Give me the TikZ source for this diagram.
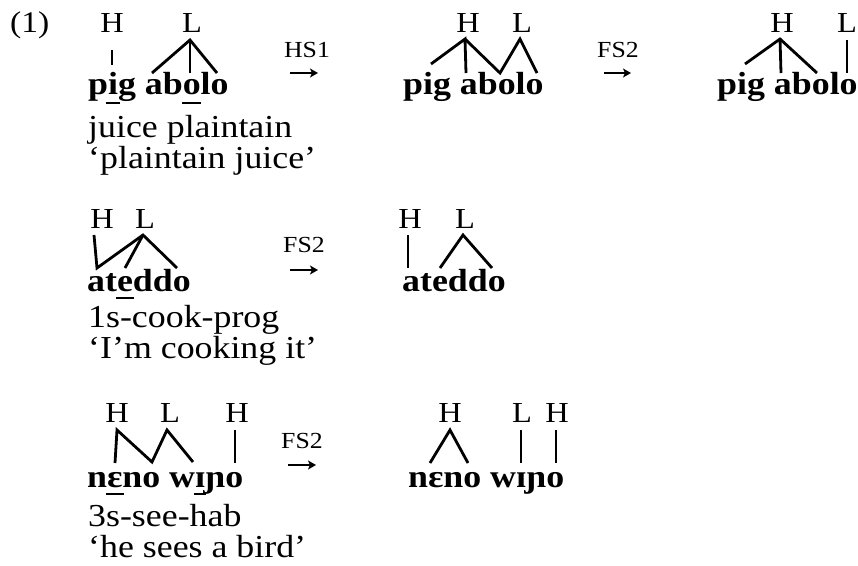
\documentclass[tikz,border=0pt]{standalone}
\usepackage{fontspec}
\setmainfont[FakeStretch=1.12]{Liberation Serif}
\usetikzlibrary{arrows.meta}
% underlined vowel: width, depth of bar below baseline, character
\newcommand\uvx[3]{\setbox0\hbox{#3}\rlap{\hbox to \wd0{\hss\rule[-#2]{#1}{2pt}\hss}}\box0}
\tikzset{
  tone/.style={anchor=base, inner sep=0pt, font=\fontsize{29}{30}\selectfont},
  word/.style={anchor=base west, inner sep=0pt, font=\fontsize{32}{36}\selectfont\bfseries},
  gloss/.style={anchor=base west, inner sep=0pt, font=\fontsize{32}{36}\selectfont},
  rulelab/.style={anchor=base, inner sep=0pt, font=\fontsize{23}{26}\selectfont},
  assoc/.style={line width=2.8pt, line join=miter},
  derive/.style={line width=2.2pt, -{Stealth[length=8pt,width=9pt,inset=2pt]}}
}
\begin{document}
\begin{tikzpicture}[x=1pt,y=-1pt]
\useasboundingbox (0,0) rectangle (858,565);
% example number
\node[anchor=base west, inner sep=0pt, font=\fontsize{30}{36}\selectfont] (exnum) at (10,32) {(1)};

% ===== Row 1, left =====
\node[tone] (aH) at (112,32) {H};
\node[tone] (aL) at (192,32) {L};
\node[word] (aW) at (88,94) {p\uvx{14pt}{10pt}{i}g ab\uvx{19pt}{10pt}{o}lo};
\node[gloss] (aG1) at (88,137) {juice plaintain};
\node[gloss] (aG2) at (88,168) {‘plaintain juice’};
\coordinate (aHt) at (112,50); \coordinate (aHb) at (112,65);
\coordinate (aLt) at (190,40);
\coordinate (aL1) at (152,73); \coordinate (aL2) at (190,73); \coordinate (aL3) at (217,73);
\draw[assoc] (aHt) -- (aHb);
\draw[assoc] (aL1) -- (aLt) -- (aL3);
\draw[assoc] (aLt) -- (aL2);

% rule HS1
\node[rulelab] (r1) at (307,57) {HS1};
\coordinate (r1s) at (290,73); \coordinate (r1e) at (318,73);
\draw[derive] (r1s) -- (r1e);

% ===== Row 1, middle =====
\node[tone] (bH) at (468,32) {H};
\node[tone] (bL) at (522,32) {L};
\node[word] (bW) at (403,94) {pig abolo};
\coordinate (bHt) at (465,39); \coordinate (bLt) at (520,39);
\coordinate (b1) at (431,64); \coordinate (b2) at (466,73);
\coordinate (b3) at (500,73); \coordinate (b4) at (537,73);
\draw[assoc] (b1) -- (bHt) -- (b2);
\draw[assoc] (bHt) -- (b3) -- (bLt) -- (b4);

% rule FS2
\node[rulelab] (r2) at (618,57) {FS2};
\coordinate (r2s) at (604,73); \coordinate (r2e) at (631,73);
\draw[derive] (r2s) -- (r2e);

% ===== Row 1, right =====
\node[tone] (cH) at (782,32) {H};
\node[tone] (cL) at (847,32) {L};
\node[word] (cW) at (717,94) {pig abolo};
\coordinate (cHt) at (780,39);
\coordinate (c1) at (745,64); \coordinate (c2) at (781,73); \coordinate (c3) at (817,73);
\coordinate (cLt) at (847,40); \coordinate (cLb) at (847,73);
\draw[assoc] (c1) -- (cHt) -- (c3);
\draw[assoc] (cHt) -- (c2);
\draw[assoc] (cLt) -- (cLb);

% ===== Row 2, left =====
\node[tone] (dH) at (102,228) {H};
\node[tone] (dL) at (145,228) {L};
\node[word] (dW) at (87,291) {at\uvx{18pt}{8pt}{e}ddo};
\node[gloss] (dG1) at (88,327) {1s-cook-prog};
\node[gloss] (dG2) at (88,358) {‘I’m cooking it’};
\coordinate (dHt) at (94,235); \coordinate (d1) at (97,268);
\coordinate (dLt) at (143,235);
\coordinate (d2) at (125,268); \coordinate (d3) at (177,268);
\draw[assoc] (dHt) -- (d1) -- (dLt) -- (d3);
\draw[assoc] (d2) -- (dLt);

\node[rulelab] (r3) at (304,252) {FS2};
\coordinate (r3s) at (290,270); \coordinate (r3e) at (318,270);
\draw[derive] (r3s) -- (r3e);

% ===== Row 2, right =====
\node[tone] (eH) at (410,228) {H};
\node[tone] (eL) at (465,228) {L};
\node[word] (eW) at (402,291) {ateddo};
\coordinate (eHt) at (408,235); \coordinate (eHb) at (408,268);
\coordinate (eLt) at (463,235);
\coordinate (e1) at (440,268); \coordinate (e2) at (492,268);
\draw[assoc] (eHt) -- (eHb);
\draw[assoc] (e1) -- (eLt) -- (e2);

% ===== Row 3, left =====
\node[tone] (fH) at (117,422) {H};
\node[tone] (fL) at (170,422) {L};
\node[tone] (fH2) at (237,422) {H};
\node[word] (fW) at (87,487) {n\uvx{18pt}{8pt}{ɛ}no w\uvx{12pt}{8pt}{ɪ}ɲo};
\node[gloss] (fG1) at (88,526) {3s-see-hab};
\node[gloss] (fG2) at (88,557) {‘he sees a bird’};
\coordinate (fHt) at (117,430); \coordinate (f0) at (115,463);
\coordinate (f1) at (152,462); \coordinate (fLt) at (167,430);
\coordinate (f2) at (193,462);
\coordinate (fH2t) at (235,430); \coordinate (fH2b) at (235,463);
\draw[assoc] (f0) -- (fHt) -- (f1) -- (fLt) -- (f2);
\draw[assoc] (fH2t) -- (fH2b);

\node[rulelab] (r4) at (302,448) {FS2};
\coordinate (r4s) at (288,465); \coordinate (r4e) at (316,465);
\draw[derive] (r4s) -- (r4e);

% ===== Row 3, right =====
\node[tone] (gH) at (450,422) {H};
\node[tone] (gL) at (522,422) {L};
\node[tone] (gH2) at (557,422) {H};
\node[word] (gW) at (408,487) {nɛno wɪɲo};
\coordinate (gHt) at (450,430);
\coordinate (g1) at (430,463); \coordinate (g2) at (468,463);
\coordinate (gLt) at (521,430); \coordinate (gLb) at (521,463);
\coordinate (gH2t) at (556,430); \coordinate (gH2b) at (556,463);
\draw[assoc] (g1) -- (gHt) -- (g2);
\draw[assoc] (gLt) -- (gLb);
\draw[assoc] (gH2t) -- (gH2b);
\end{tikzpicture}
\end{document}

◆ TASK INSTRUCTIONS
Using the material above, set down every line exactly, but skip the pictures.

◆ WRITTEN ANSWER
Give me the TikZ source for this diagram.
\documentclass[tikz,border=0pt]{standalone}
\usepackage{fontspec}
\setmainfont[FakeStretch=1.12]{Liberation Serif}
\usetikzlibrary{arrows.meta}
% underlined vowel: width, depth of bar below baseline, character
\newcommand\uvx[3]{\setbox0\hbox{#3}\rlap{\hbox to \wd0{\hss\rule[-#2]{#1}{2pt}\hss}}\box0}
\tikzset{
  tone/.style={anchor=base, inner sep=0pt, font=\fontsize{29}{30}\selectfont},
  word/.style={anchor=base west, inner sep=0pt, font=\fontsize{32}{36}\selectfont\bfseries},
  gloss/.style={anchor=base west, inner sep=0pt, font=\fontsize{32}{36}\selectfont},
  rulelab/.style={anchor=base, inner sep=0pt, font=\fontsize{23}{26}\selectfont},
  assoc/.style={line width=2.8pt, line join=miter},
  derive/.style={line width=2.2pt, -{Stealth[length=8pt,width=9pt,inset=2pt]}}
}
\begin{document}
\begin{tikzpicture}[x=1pt,y=-1pt]
\useasboundingbox (0,0) rectangle (858,565);
% example number
\node[anchor=base west, inner sep=0pt, font=\fontsize{30}{36}\selectfont] (exnum) at (10,32) {(1)};

% ===== Row 1, left =====
\node[tone] (aH) at (112,32) {H};
\node[tone] (aL) at (192,32) {L};
\node[word] (aW) at (88,94) {p\uvx{14pt}{10pt}{i}g ab\uvx{19pt}{10pt}{o}lo};
\node[gloss] (aG1) at (88,137) {juice plaintain};
\node[gloss] (aG2) at (88,168) {‘plaintain juice’};
\coordinate (aHt) at (112,50); \coordinate (aHb) at (112,65);
\coordinate (aLt) at (190,40);
\coordinate (aL1) at (152,73); \coordinate (aL2) at (190,73); \coordinate (aL3) at (217,73);
\draw[assoc] (aHt) -- (aHb);
\draw[assoc] (aL1) -- (aLt) -- (aL3);
\draw[assoc] (aLt) -- (aL2);

% rule HS1
\node[rulelab] (r1) at (307,57) {HS1};
\coordinate (r1s) at (290,73); \coordinate (r1e) at (318,73);
\draw[derive] (r1s) -- (r1e);

% ===== Row 1, middle =====
\node[tone] (bH) at (468,32) {H};
\node[tone] (bL) at (522,32) {L};
\node[word] (bW) at (403,94) {pig abolo};
\coordinate (bHt) at (465,39); \coordinate (bLt) at (520,39);
\coordinate (b1) at (431,64); \coordinate (b2) at (466,73);
\coordinate (b3) at (500,73); \coordinate (b4) at (537,73);
\draw[assoc] (b1) -- (bHt) -- (b2);
\draw[assoc] (bHt) -- (b3) -- (bLt) -- (b4);

% rule FS2
\node[rulelab] (r2) at (618,57) {FS2};
\coordinate (r2s) at (604,73); \coordinate (r2e) at (631,73);
\draw[derive] (r2s) -- (r2e);

% ===== Row 1, right =====
\node[tone] (cH) at (782,32) {H};
\node[tone] (cL) at (847,32) {L};
\node[word] (cW) at (717,94) {pig abolo};
\coordinate (cHt) at (780,39);
\coordinate (c1) at (745,64); \coordinate (c2) at (781,73); \coordinate (c3) at (817,73);
\coordinate (cLt) at (847,40); \coordinate (cLb) at (847,73);
\draw[assoc] (c1) -- (cHt) -- (c3);
\draw[assoc] (cHt) -- (c2);
\draw[assoc] (cLt) -- (cLb);

% ===== Row 2, left =====
\node[tone] (dH) at (102,228) {H};
\node[tone] (dL) at (145,228) {L};
\node[word] (dW) at (87,291) {at\uvx{18pt}{8pt}{e}ddo};
\node[gloss] (dG1) at (88,327) {1s-cook-prog};
\node[gloss] (dG2) at (88,358) {‘I’m cooking it’};
\coordinate (dHt) at (94,235); \coordinate (d1) at (97,268);
\coordinate (dLt) at (143,235);
\coordinate (d2) at (125,268); \coordinate (d3) at (177,268);
\draw[assoc] (dHt) -- (d1) -- (dLt) -- (d3);
\draw[assoc] (d2) -- (dLt);

\node[rulelab] (r3) at (304,252) {FS2};
\coordinate (r3s) at (290,270); \coordinate (r3e) at (318,270);
\draw[derive] (r3s) -- (r3e);

% ===== Row 2, right =====
\node[tone] (eH) at (410,228) {H};
\node[tone] (eL) at (465,228) {L};
\node[word] (eW) at (402,291) {ateddo};
\coordinate (eHt) at (408,235); \coordinate (eHb) at (408,268);
\coordinate (eLt) at (463,235);
\coordinate (e1) at (440,268); \coordinate (e2) at (492,268);
\draw[assoc] (eHt) -- (eHb);
\draw[assoc] (e1) -- (eLt) -- (e2);

% ===== Row 3, left =====
\node[tone] (fH) at (117,422) {H};
\node[tone] (fL) at (170,422) {L};
\node[tone] (fH2) at (237,422) {H};
\node[word] (fW) at (87,487) {n\uvx{18pt}{8pt}{ɛ}no w\uvx{12pt}{8pt}{ɪ}ɲo};
\node[gloss] (fG1) at (88,526) {3s-see-hab};
\node[gloss] (fG2) at (88,557) {‘he sees a bird’};
\coordinate (fHt) at (117,430); \coordinate (f0) at (115,463);
\coordinate (f1) at (152,462); \coordinate (fLt) at (167,430);
\coordinate (f2) at (193,462);
\coordinate (fH2t) at (235,430); \coordinate (fH2b) at (235,463);
\draw[assoc] (f0) -- (fHt) -- (f1) -- (fLt) -- (f2);
\draw[assoc] (fH2t) -- (fH2b);

\node[rulelab] (r4) at (302,448) {FS2};
\coordinate (r4s) at (288,465); \coordinate (r4e) at (316,465);
\draw[derive] (r4s) -- (r4e);

% ===== Row 3, right =====
\node[tone] (gH) at (450,422) {H};
\node[tone] (gL) at (522,422) {L};
\node[tone] (gH2) at (557,422) {H};
\node[word] (gW) at (408,487) {nɛno wɪɲo};
\coordinate (gHt) at (450,430);
\coordinate (g1) at (430,463); \coordinate (g2) at (468,463);
\coordinate (gLt) at (521,430); \coordinate (gLb) at (521,463);
\coordinate (gH2t) at (556,430); \coordinate (gH2b) at (556,463);
\draw[assoc] (g1) -- (gHt) -- (g2);
\draw[assoc] (gLt) -- (gLb);
\draw[assoc] (gH2t) -- (gH2b);
\end{tikzpicture}
\end{document}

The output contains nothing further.